Moreover, legislation by its nature discriminates. A law regulates human conduct, it states that people who engage in certain actions will be censured (incarcerated or fined) while people who do not engage in those actions will not. This is discrimination. Contrary to what Key states discrimination in and of itself is a morally neutral concept. Some types of discrimination are wrong i.e. depriving people of their life on the basis of their race, and others are not, depriving people of liberty because they have committed murder. The fact that such an elementary and obvious point is lost on someone who seeks to lead the country speaks volumes for the intellectual and moral acumen of today’s politicians.
However, Key’s core argument is “I think there are many religions operating in NZ and it is in the best interests of the state to make decisions that are on a secular basis so they don’t discriminate.” The argument here seems to be that because there are many differing religious groups in NZ, it would be discriminatory to base the laws on moral principles taught by only some of these groups. Hence legislation should be based on secular (i.e non-religious) values and ideals.
The problem is that if this argument is not sound. If it were, there is an equally sound argument for the claim that we should not base laws on secular values and ideals.

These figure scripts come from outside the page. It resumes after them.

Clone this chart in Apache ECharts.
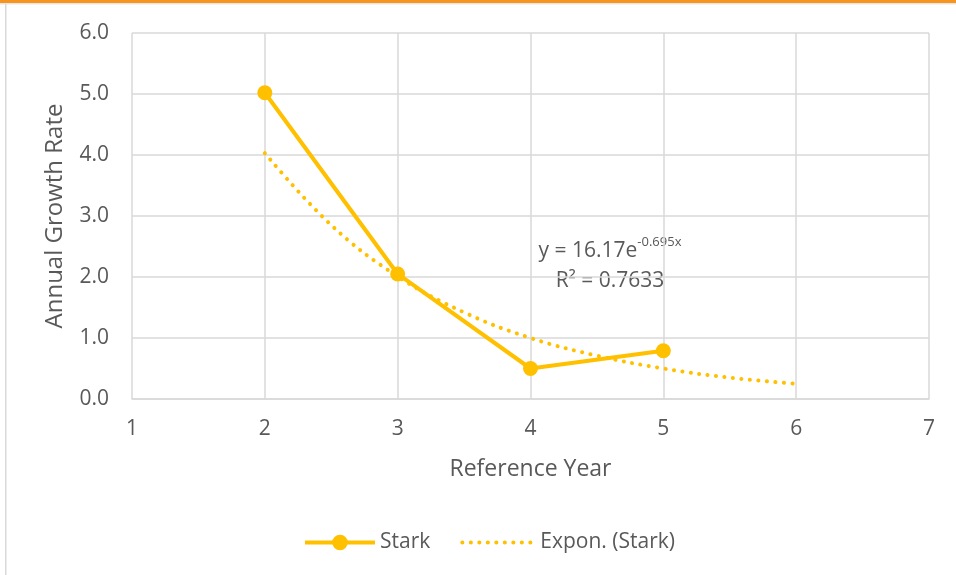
<!DOCTYPE html>
<html><head><meta charset="utf-8">
<script src="https://cdn.jsdelivr.net/npm/echarts@6/dist/echarts.min.js"></script>
<style>html,body{margin:0;padding:0;background:#fff;}#c{width:956px;height:575px;}</style>
</head><body><div id="c"></div>
<script>
// Data
const starkYears = [2, 3, 4, 5];
const starkValues = [5.02, 2.05, 0.50, 0.79];
const trendYears = [2, 2.5, 3, 3.5, 4, 4.5, 5, 5.5, 6];
const trendValues = [4.03, 2.85, 2.01, 1.42, 1.00, 0.71, 0.50, 0.35, 0.25];
const yTicks = [0, 1, 2, 3, 4, 5, 6];
const xTicks = [1, 2, 3, 4, 5, 6, 7];
const seriesNames = ['Stark', 'Expon. (Stark)'];
const eqText = ['y = 16.17e', '-0.695x', 'R² = 0.7633'];

const FONT = '"Open Sans", "Noto Sans", sans-serif';
const GOLD = '#FFC000';
const TXT = '#595959';

const chart = echarts.init(document.getElementById('c'));
chart.setOption({
  animation: false,
  backgroundColor: '#fff',
  textStyle: {fontFamily: FONT},
  grid: {left: 132, right: 27, top: 33, bottom: 176},
  xAxis: {
    type: 'value', min: xTicks[0], max: xTicks[xTicks.length-1], interval: 1,
    name: 'Reference Year', nameLocation: 'middle', nameGap: 59,
    nameTextStyle: {color: TXT, fontSize: 23, fontFamily: FONT},
    axisLine: {show: true, lineStyle: {color: '#d9d9d9', width: 1.5}},
    axisTick: {show: false},
    axisLabel: {color: TXT, fontSize: 21, margin: 20, fontFamily: FONT},
    splitLine: {show: true, lineStyle: {color: '#d9d9d9', width: 1.5}}
  },
  yAxis: {
    type: 'value', min: yTicks[0], max: yTicks[yTicks.length-1], interval: 1,
    name: 'Annual Growth Rate', nameLocation: 'middle', nameGap: 65,
    nameTextStyle: {color: TXT, fontSize: 24, fontFamily: FONT},
    axisLine: {show: false},
    axisTick: {show: false},
    axisLabel: {color: TXT, fontSize: 21, margin: 23, fontFamily: FONT,
      formatter: v => v.toFixed(1)},
    splitLine: {show: true, lineStyle: {color: '#d9d9d9', width: 1.5}}
  },
  legend: {
    bottom: 17, left: 298, itemGap: 30, itemWidth: 70, itemHeight: 19.5,
    textStyle: {color: TXT, fontSize: 21, fontFamily: FONT},
    data: [
      {name: seriesNames[0], lineStyle: {width: 4}},
      {name: seriesNames[1], lineStyle: {width: 4, type: [0.1, 8.4], cap: 'round'},
       textStyle: {padding: [0, 0, 0, 3]},
       itemStyle: {color: 'rgba(0,0,0,0)', borderColor: 'rgba(0,0,0,0)', borderWidth: 0, opacity: 0}}
    ]
  },
  graphic: [
    {type: 'rect', shape: {x: 0, y: 0, width: 956, height: 3}, style: {fill: '#F7941D'}},
    {type: 'rect', shape: {x: 0, y: 3, width: 956, height: 1.5}, style: {fill: '#e6e6e6'}},
    {type: 'rect', shape: {x: 5, y: 4, width: 1.5, height: 571}, style: {fill: '#d9d9d9'}},
    {type: 'text', x: 610, y: 236, style: {
      align: 'center', verticalAlign: 'top',
      text: '{a|' + eqText[0] + '}{b|' + eqText[1] + '}\n{a|' + eqText[2] + '}',
      rich: {
        a: {fontSize: 21, fill: TXT, fontFamily: FONT, lineHeight: 30},
        b: {fontSize: 13, fill: TXT, fontFamily: FONT, verticalAlign: 'top', padding: [0,0,12,0]}
      }
    }}
  ],
  series: [
    {
      name: seriesNames[1], type: 'line', smooth: 0.4, showSymbol: false, symbol: 'none',
      data: trendYears.map((x, i) => [x, trendValues[i]]),
      lineStyle: {color: GOLD, width: 4, type: [0.1, 8.4], cap: 'round'},
      itemStyle: {color: GOLD}, z: 2
    },
    {
      name: seriesNames[0], type: 'line', symbol: 'circle', symbolSize: 15,
      data: starkYears.map((x, i) => [x, starkValues[i]]),
      lineStyle: {color: GOLD, width: 4}, itemStyle: {color: GOLD}, z: 3
    }
  ]
});
</script></body></html>
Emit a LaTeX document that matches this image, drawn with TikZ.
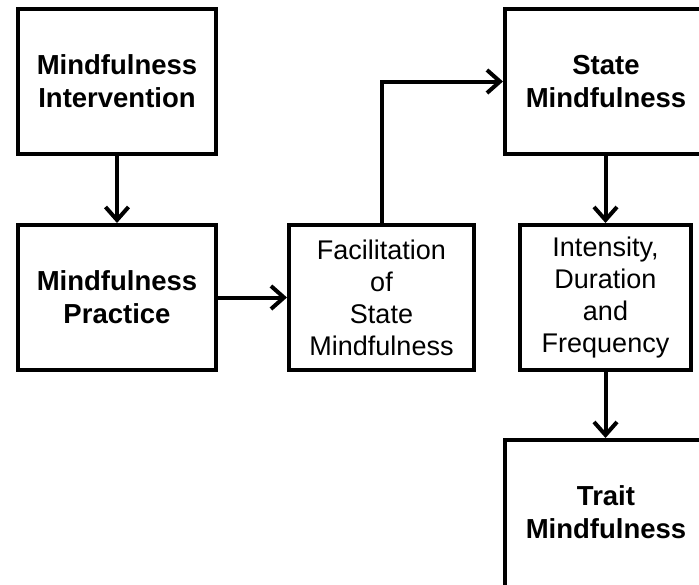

Consider, there are many secular philosophies operating in NZ. They disagree on all sorts of matters. Compare the Socialist Workers Party with the Objectivist Society, or both with the New Zealand Association of Rationalists and Humanists. Hence, if we follow Key’s logic, to avoid discrimination we need to base laws on “non-secular aims”.
In fact one can push this silly argument further, there are numerous different political parties in NZ, hence to avoid discrimination we should not base laws on the aims or values of any political party. Which means that if elected Prime Minister, Key will not support any National Party policies being implemented.
Does any of the above mean that people should not vote for National? Not necessarily. While Key is clearly mistaken on these issues, it does not follow that he is mistaken on every other issues. Moreover, it could be (lets face it, it is probably the case…) that the alternative to National will contain people who are more mistaken on more issues. John Key has a lot of faults but he has one big tick in his favour, he is not Helen Clark.